▸ GIVEN TASK: Everything from the line with "What matplotlib code" through the line with "import matplotlib.transforms as mtransforms", inclusive, should be repeated exactly, except the pictures.

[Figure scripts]
──────
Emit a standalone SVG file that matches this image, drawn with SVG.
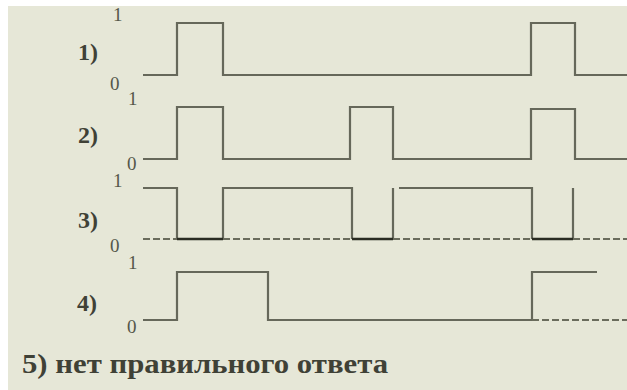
<svg xmlns="http://www.w3.org/2000/svg" width="627" height="390" viewBox="0 0 627 390">
<style>
.sig{fill:none;stroke:#66685a;stroke-width:2.2}
.dash{fill:none;stroke:#6a6c5c;stroke-width:2.2;stroke-dasharray:7 3}
.low{fill:none;stroke:#2a2c22;stroke-width:2.6}
.lbl{font-family:"Liberation Serif","Times New Roman",serif;font-weight:bold;fill:#3f4136}
.num{font-family:"Liberation Serif","Times New Roman",serif;font-size:19px;fill:#55574a}
</style>
<rect x="0" y="0" width="627" height="390" fill="#ffffff"/>
<rect x="8" y="6" width="619" height="384" fill="#e6e7d7"/>
<g id="wave1">
<path class="sig" d="M143 75H177V23H223V75H531V23H575V75H627"/>
<text class="num" x="113" y="21">1</text>
<text class="lbl" x="78" y="60" font-size="24">1)</text>
<text class="num" x="110" y="90">0</text>
</g>
<g id="wave2">
<path class="sig" d="M143 159H177V107H223V159H350V107H393V159H531V109H575V159H627"/>
<text class="num" x="128" y="105">1</text>
<text class="lbl" x="78" y="143" font-size="24">2)</text>
<text class="num" x="127" y="170">0</text>
</g>
<g id="wave3">
<path class="dash" d="M143 239H627"/>
<path class="sig" d="M143 188H177V239M223 239V188H352V239M393 239V188M399 188H532V239M573 239V188"/>
<path class="low" d="M177 239H223M352 239H393M532 239H573"/>
<text class="num" x="113" y="187">1</text>
<text class="lbl" x="78" y="228" font-size="24">3)</text>
<text class="num" x="110" y="252">0</text>
</g>
<g id="wave4">
<path class="sig" d="M143 320H177V272H268V320H532V272H597"/>
<path class="dash" d="M532 320H627"/>
<text class="num" x="128" y="269">1</text>
<text class="lbl" x="77" y="311" font-size="24">4)</text>
<text class="num" x="127" y="333">0</text>
</g>
<g id="answer5">
<text class="lbl" x="22" y="373" font-size="27" textLength="366" lengthAdjust="spacingAndGlyphs">5) нет правильного ответа</text>
</g>
</svg>
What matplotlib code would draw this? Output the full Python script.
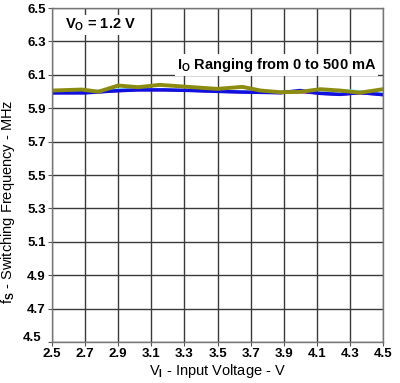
import matplotlib
matplotlib.use('Agg')
import matplotlib.pyplot as plt
import matplotlib.transforms as mtransforms

plt.rcParams['font.family'] = ['Liberation Sans', 'DejaVu Sans']
plt.rcParams['font.weight'] = 'bold'
plt.rcParams['mathtext.fontset'] = 'custom'
plt.rcParams['mathtext.rm'] = 'Liberation Sans:bold'
plt.rcParams['mathtext.it'] = 'Liberation Sans:bold'
plt.rcParams['mathtext.bf'] = 'Liberation Sans:bold'

# data (VI in V, fs in MHz)
vi_olive = [2.5, 2.68, 2.78, 2.9, 3.02, 3.15, 3.35, 3.5, 3.65, 3.76, 3.88, 4.0, 4.12, 4.24, 4.36, 4.5]
fs_olive = [6.006, 6.012, 5.999, 6.036, 6.026, 6.040, 6.026, 6.016, 6.028, 6.006, 5.996, 5.998, 6.014, 6.006, 5.993, 6.014]

vi_blue = [2.5, 2.7, 2.88, 3.02, 3.18, 3.35, 3.5, 3.65, 3.88, 4.0, 4.12, 4.24, 4.36, 4.5]
fs_blue = [5.992, 5.992, 6.004, 6.010, 6.010, 6.006, 6.001, 5.997, 5.993, 6.006, 5.989, 5.983, 5.994, 5.981]

vi_cyan = [2.5, 2.7, 2.88, 3.02, 3.18, 3.35, 3.5, 3.65, 3.88, 4.0, 4.12, 4.3, 4.5]
fs_cyan = [6.002, 6.000, 6.014, 6.014, 6.012, 6.008, 6.004, 6.000, 5.996, 6.000, 5.993, 6.008, 5.988]

vi_purple = [2.5, 2.7, 2.88, 3.02, 3.18, 3.35, 3.5, 3.65, 3.88, 4.0, 4.12, 4.24, 4.36, 4.5]
fs_purple = [5.988, 5.989, 6.000, 6.006, 6.006, 6.002, 5.997, 5.993, 5.989, 5.994, 5.985, 5.979, 5.987, 5.979]

x_ticks = [2.5, 2.7, 2.9, 3.1, 3.3, 3.5, 3.7, 3.9, 4.1, 4.3, 4.5]
y_ticks = [4.5, 4.7, 4.9, 5.1, 5.3, 5.5, 5.7, 5.9, 6.1, 6.3, 6.5]

fig = plt.figure(figsize=(4.0, 3.83), dpi=100)
ax = fig.add_axes([0.13, 0.107, 0.8275, 0.872])

ax.plot(vi_purple, fs_purple, color='#8a1a9a', lw=1.2)
ax.plot(vi_cyan, fs_cyan, color='#7fe8f0', lw=1.5)
ax.plot(vi_blue, fs_blue, color='#1010e0', lw=2.5)
ax.plot(vi_olive, fs_olive, color='#8c8c10', lw=2.8)

ax.set_xlim(2.5, 4.5)
ax.set_ylim(4.5, 6.5)
ax.set_xticks(x_ticks)
ax.set_yticks(y_ticks)
ax.set_xticklabels([f'{v:.1f}' for v in x_ticks])
ax.set_yticklabels([f'{v:.1f}' for v in y_ticks])
ax.tick_params(direction='out', length=3, width=0.8, color='#555555',
               labelsize=9.5, pad=1.5)
ax.grid(True, color='#3a3a3a', lw=1.0)
ax.set_axisbelow(True)
for s in ax.spines.values():
    s.set_color('#777777')
    s.set_linewidth(1.0)

# the corner label 4.5 sits up and left, as in the reference
lbl = ax.get_yticklabels()[0]
lbl.set_transform(lbl.get_transform() + mtransforms.ScaledTranslation(-3 / 72, 4 / 72, fig.dpi_scale_trans))

ax.set_xlabel(r'V$_\mathrm{I}$ - Input Voltage - V', fontsize=10.5, labelpad=1)
ax.set_ylabel(r'f$_\mathrm{S}$ - Switching Frequency - MHz', fontsize=10.5)
ax.yaxis.set_label_coords(-0.105, 0.42)

ax.text(2.58, 6.40, r'V$_\mathrm{O}$ = 1.2 V', fontsize=10.5, va='center', ha='left',
        bbox=dict(facecolor='white', edgecolor='none', pad=1.5))
ax.text(3.857, 6.16, r'I$_\mathrm{O}$ Ranging from 0 to 500 mA', fontsize=10.5,
        va='center', ha='center',
        bbox=dict(facecolor='white', edgecolor='none', pad=1.5))

fig.savefig('out.png', dpi=100)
──────
▸ TASK RESULT:
What matplotlib code would draw this? Output the full Python script.
import matplotlib
matplotlib.use('Agg')
import matplotlib.pyplot as plt
import matplotlib.transforms as mtransforms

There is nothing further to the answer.